You’ve been commuting back and forth between each other’s apartments for months. Now you’re ready to take the plunge — you’ve decided to move in together. Now before you jump right into the deep end, you might want to study up, to ensure you’re playing house, instead of playing with fire!
Here are 5 tips to prepare for moving in with your loved one
1. Get Rid of Any Baggage
Before you start sharing a space with your partner, make sure you remove any excess items (or emotions) from your life. Throw out old papers, clear out your closet, or get rid of the junk drawer. It’s important to make sure that only the essentials stay with you during this transition. This way, you can start co-inhabiting on the right foot— and have a clean and relaxing space to house and nurture your relationship, not a cluttered one.
2. Talk About Storage
Make sure you are communicating about each other’s storage needs and making enough space for each of your needs a priority. If you’re converting one of your places into your new shared home, try dividing up bathroom or closet space for starters. Then get creative from there. And if you are looking for a new space together, it is important to consider both of your storage and personal space needs before signing a lease or buying a home.
3. Create A Budget
Talk about money!

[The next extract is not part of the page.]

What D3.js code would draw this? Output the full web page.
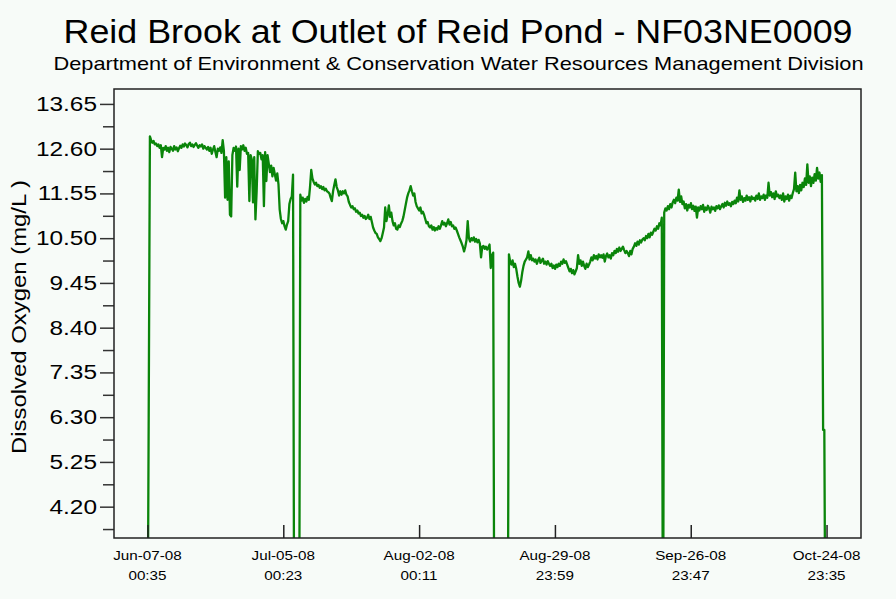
<!DOCTYPE html>
<html>
<head>
<meta charset="utf-8">
<script src="https://cdn.jsdelivr.net/npm/d3@7"></script>
<style>
  html, body { margin: 0; padding: 0; background: #f7fbf8; }
  svg { display: block; }
  text { font-family: "Liberation Sans", Arial, sans-serif; fill: #000; }
</style>
</head>
<body>
<svg id="chart" width="896" height="599"></svg>
<script>
// Station and labels
const chartTitle = "Reid Brook at Outlet of Reid Pond - NF03NE0009";
const chartSubtitle = "Department of Environment & Conservation Water Resources Management Division";
const yAxisTitle = "Dissolved Oxygen (mg/L )";

// Dissolved oxygen (mg/L), one reading every 6 hours from the first timestamp.
// Readings of 0 are periods when the sonde was out of the water.
const firstReading = "2008-06-07 00:35";
const readingStepHours = 6;
const dissolvedOxygen = [
  0, 6.30, 12.89, 12.80, 12.74, 12.78, 12.70, 12.72, 12.66, 12.70, 12.62, 12.68, 12.40, 12.62,
  12.58, 12.66, 12.55, 12.62, 12.52, 12.64, 12.60, 12.55, 12.66, 12.58, 12.63, 12.54, 12.61, 12.67,
  12.62, 12.70, 12.65, 12.72, 12.68, 12.63, 12.71, 12.74, 12.66, 12.70, 12.64, 12.69, 12.73, 12.67, 12.62, 12.68, 12.65, 12.70, 12.60, 12.66, 12.62, 12.58,
  12.64, 12.55, 12.62, 12.48, 12.58, 12.66, 12.52, 12.40, 12.60, 12.55, 12.63, 12.50,
  12.80, 12.55, 11.45, 12.40, 11.40, 12.30, 11.05, 11.01, 12.45,
  12.62, 12.55, 12.65, 11.71, 12.60, 12.10, 12.66, 12.58, 12.68, 12.55, 12.62, 12.48,
  12.50, 11.37, 12.45, 12.35, 11.34, 12.40, 10.94, 11.60, 12.54, 12.48,
  12.50, 12.35, 12.45, 11.25, 12.52, 11.84, 12.45,
  12.25, 12.05, 12.20, 11.95, 12.15, 12.00, 11.85, 12.02, 11.76, 11.17,
  10.95, 10.85, 10.90, 10.78, 10.70, 10.82, 10.90, 11.30, 11.42, 11.48, 11.99,
  0, 0, 0, 0, 0,
  11.52, 11.38, 11.45, 11.33, 11.42, 11.36, 11.47, 11.40,
  11.70, 12.10, 11.90, 11.82, 11.76, 11.80, 11.72, 11.75, 11.68, 11.72, 11.65, 11.70, 11.62, 11.66, 11.60, 11.58,
  11.55, 11.45, 11.37, 11.60, 11.75, 11.88, 11.70, 11.62, 11.50, 11.60, 11.52, 11.60, 11.55, 11.62, 11.52, 11.48,
  11.35, 11.28, 11.22, 11.25, 11.18, 11.20, 11.12, 11.15, 11.08, 11.10, 11.02, 11.05, 10.98, 11.02, 10.95, 10.98, 11.05, 10.95, 11.00, 10.88,
  10.75, 10.68, 10.62, 10.60, 10.52, 10.48, 10.43, 10.50, 10.62, 10.75, 11.22, 10.90, 11.05, 11.27, 11.00, 11.10,
  10.90, 10.80, 10.85, 10.72, 10.70, 10.80, 10.76, 10.84, 10.90, 11.00, 11.15, 11.30, 11.45, 11.55, 11.62, 11.72, 11.60,
  11.50, 11.55, 11.35, 11.25, 11.20, 11.15, 11.22, 11.08, 11.12, 11.05, 10.95, 10.85, 10.88, 10.78,
  10.75, 10.80, 10.70, 10.76, 10.68, 10.74, 10.70, 10.78, 10.72, 10.80, 10.90, 10.82, 10.86, 10.78, 10.85, 10.94, 10.82, 10.88, 10.78, 10.80, 10.72, 10.75, 10.68,
  10.60, 10.52, 10.45, 10.38, 10.30, 10.19, 10.30, 10.45, 10.90, 10.50, 10.42, 10.50, 10.45, 10.52, 10.42, 10.48, 10.40, 10.46, 10.38, 10.05, 10.30, 10.32, 10.25, 10.30, 10.23, 10.28, 10.35, 9.80, 10.10, 10.16,
  0, 0, 0, 0, 0, 0, 0, 0, 0, 0, 0, 0,
  10.12, 9.95, 9.88, 9.98, 9.82, 9.90, 9.78, 9.60, 9.45, 9.36, 9.50, 9.70, 9.85, 9.95, 10.00, 10.05, 10.19, 10.00, 10.10, 9.98,
  10.02, 9.95, 10.00, 9.90, 9.98, 10.04, 9.92, 9.97, 10.02, 9.90, 9.95, 9.88, 9.96, 9.90, 9.85, 9.90, 9.80, 9.86, 9.78, 9.88, 9.82, 9.90, 9.85, 9.95, 9.90, 10.00, 9.92, 9.96, 9.88,
  9.80, 9.72, 9.78, 9.68, 9.75, 9.65, 9.72, 9.80, 10.10, 9.90, 9.98, 9.85, 9.95, 9.85, 9.78, 9.90, 9.82, 9.88, 9.95, 10.05, 9.98, 10.10, 10.02, 10.08, 10.00, 10.12, 10.05,
  10.10, 10.04, 10.12, 9.95, 10.08, 10.14, 10.05, 10.10, 10.02, 10.15, 10.10, 10.20, 10.15, 10.25, 10.18, 10.28, 10.20, 10.25, 10.30, 10.22, 10.15, 10.20, 10.15, 10.08, 10.20, 10.12, 10.25,
  10.30, 10.38, 10.32, 10.42, 10.35, 10.45, 10.40, 10.47, 10.50, 10.45, 10.55, 10.50, 10.60, 10.52, 10.63, 10.58, 10.65, 10.72, 10.68, 10.78, 10.72, 10.85, 10.80, 10.98,
  0,
  11.10, 11.20, 11.15, 11.25, 11.18, 11.30, 11.22, 11.34, 11.40, 11.32, 11.45, 11.38, 11.64, 11.35, 11.48, 11.30, 11.36, 11.20, 11.30, 11.15, 11.28, 11.22, 11.32, 11.18, 11.26, 11.14, 11.24, 10.98,
  11.22, 11.15, 11.25, 11.18, 11.28, 11.12, 11.22, 11.16, 11.26, 11.20, 11.10, 11.24, 11.18, 11.22, 11.14, 11.25, 11.20, 11.27, 11.18, 11.25, 11.30, 11.22, 11.33, 11.26, 11.36, 11.28, 11.32, 11.25, 11.35, 11.30,
  11.38, 11.32, 11.45, 11.36, 11.62, 11.40, 11.48, 11.35, 11.44, 11.38, 11.50, 11.40, 11.46, 11.36, 11.48, 11.42, 11.45, 11.38, 11.50, 11.42, 11.55, 11.40, 11.48, 11.44, 11.52, 11.40, 11.50, 11.45, 11.80, 11.50,
  11.58, 11.46, 11.55, 11.42, 11.60, 11.48, 11.52, 11.44, 11.50, 11.40, 11.55, 11.36, 11.48, 11.42, 11.52, 11.38, 11.50, 11.44, 11.56, 11.65, 12.04, 11.60, 11.72, 11.56, 11.75, 11.62, 11.80,
  11.70, 11.90, 11.75, 12.23, 11.80, 11.95, 11.72, 11.92, 11.80, 12.00, 11.85, 12.15, 11.90, 12.04, 11.82, 11.98, 6.00, 6.00, 0
];

// Axis ticks
const xTickTimes = ["2008-06-07 00:35", "2008-07-05 00:23", "2008-08-02 00:11",
                    "2008-08-29 23:59", "2008-09-26 23:47", "2008-10-24 23:35"];
const yMajorTicks = [4.20, 5.25, 6.30, 7.35, 8.40, 9.45, 10.50, 11.55, 12.60, 13.65];
const yMinorTicks = [3.675, 4.725, 5.775, 6.825, 7.875, 8.925, 9.975, 11.025, 12.075, 13.125];
const yDomain = [3.465, 14.0];
const xPaddingDays = [6.9, 7.1];

// Layout
const W = 896, H = 599;
const plot = { left: 114, right: 861, top: 89, bottom: 538 };
const DAY = 864e5;
const wideText = 1.22;   // horizontal stretch of the axis lettering

const parseTime = d3.utcParse("%Y-%m-%d %H:%M");
const t0 = parseTime(firstReading);
const series = dissolvedOxygen.map((v, i) => ({ t: new Date(+t0 + i * readingStepHours * 36e5), v }));
const tickDates = xTickTimes.map(parseTime);

const x = d3.scaleUtc()
  .domain([new Date(+tickDates[0] - xPaddingDays[0] * DAY),
           new Date(+tickDates[tickDates.length - 1] + xPaddingDays[1] * DAY)])
  .range([plot.left, plot.right]);
const y = d3.scaleLinear().domain(yDomain).range([plot.bottom, plot.top]);

const svg = d3.select("#chart");
svg.append("rect").attr("width", W).attr("height", H).attr("fill", "#f7fbf8");

// Titles
svg.append("text")
  .attr("x", 458).attr("y", 43)
  .attr("text-anchor", "middle")
  .attr("font-size", 33)
  .attr("textLength", 789).attr("lengthAdjust", "spacingAndGlyphs")
  .text(chartTitle);
svg.append("text")
  .attr("x", 458.5).attr("y", 70)
  .attr("text-anchor", "middle")
  .attr("font-size", 19)
  .attr("textLength", 810).attr("lengthAdjust", "spacingAndGlyphs")
  .text(chartSubtitle);

// Clip region for the data line
svg.append("clipPath").attr("id", "plot-clip")
  .append("rect")
  .attr("x", plot.left).attr("y", plot.top)
  .attr("width", plot.right - plot.left).attr("height", plot.bottom - plot.top);

const line = d3.line().x(d => x(d.t)).y(d => y(d.v));
svg.append("path")
  .datum(series)
  .attr("clip-path", "url(#plot-clip)")
  .attr("fill", "none")
  .attr("stroke", "#0a850a")
  .attr("stroke-width", 2.3)
  .attr("stroke-linejoin", "round")
  .attr("d", line);

// Y axis: major ticks with labels, minor ticks without
const yMajor = svg.append("g").attr("transform", `translate(${plot.left},0)`)
  .call(d3.axisLeft(y).tickValues(yMajorTicks).tickSize(14).tickPadding(3).tickFormat(d3.format(".2f")));
const yMinor = svg.append("g").attr("transform", `translate(${plot.left},0)`)
  .call(d3.axisLeft(y).tickValues(yMinorTicks).tickSize(11).tickFormat(""));
[yMajor, yMinor].forEach(g => {
  g.select(".domain").remove();
  g.selectAll("line").attr("stroke", "#333").attr("stroke-width", 1.5);
});
yMajor.selectAll("text")
  .attr("font-size", 20)
  .attr("font-family", "'Liberation Sans', Arial, sans-serif")
  .attr("fill", "#111")
  .each(function () {
    const w = this.getComputedTextLength();
    d3.select(this).attr("textLength", w * wideText).attr("lengthAdjust", "spacingAndGlyphs");
  });

// X axis: ticks pointing up into the plot, two-line labels underneath
const xAxis = svg.append("g").attr("transform", `translate(0,${plot.bottom})`)
  .call(d3.axisBottom(x).tickValues(tickDates).tickSizeInner(-13).tickSizeOuter(0).tickFormat(""));
xAxis.select(".domain").remove();
xAxis.selectAll("line").attr("stroke", "#222").attr("stroke-width", 1.5);

const fmtDate = d3.utcFormat("%b-%d-%y");
const fmtTime = d3.utcFormat("%H:%M");
const xLabels = svg.append("g");
tickDates.forEach(d => {
  [[fmtDate(d), 560], [fmtTime(d), 580]].forEach(([label, yy]) => {
    const t = xLabels.append("text")
      .attr("x", x(d)).attr("y", yy).attr("text-anchor", "middle")
      .attr("font-size", 13).attr("fill", "#111")
      .text(label);
    t.attr("textLength", t.node().getComputedTextLength() * 1.17).attr("lengthAdjust", "spacingAndGlyphs");
  });
});

// Plot frame
svg.append("rect")
  .attr("x", plot.left).attr("y", plot.top)
  .attr("width", plot.right - plot.left).attr("height", plot.bottom - plot.top)
  .attr("fill", "none").attr("stroke", "#222").attr("stroke-width", 1.5);

// Y axis title
svg.append("text")
  .attr("transform", `translate(26,317) rotate(-90)`)
  .attr("text-anchor", "middle")
  .attr("font-size", 20)
  .attr("textLength", 274).attr("lengthAdjust", "spacingAndGlyphs")
  .text(yAxisTitle);
</script>
</body>
</html>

Money is usually one of the most challenging parts of a committed relationship. It is important to discuss finances before taking the next step. Figure out your monthly budgets. Decide how much you can each contribute to the house, bills, food, and furniture. Are you going dutch and splitting things down the middle, or are you each in charge of taking care of different finances? If that question stumped you, drop everything, and call your partner right now!
Co-inhabiting may be new for you, so you need to understand that your space is no longer your own. This is a tough reality for some to come to terms with. Whether it’s sharing food in the fridge or picking your side of the mattress, “compromise” will be your new mantra.
5. Move-In For Love, Not Convenience
Take a moment to discuss your goals for the relationship. Why do you want to move in together in the first place? Many couples make the mistake of moving in together too quickly, (because of convenience, saving on gas money, someone’s lease is up, etc.) and not because they are completely ready to take one more step ahead, that will help to strengthen your relationship. Sharing a home is very intimate. You see your partner at their best and absolute worst, and only the strongest relationships are meant to last. Make sure you’re on the same page with the “Why.”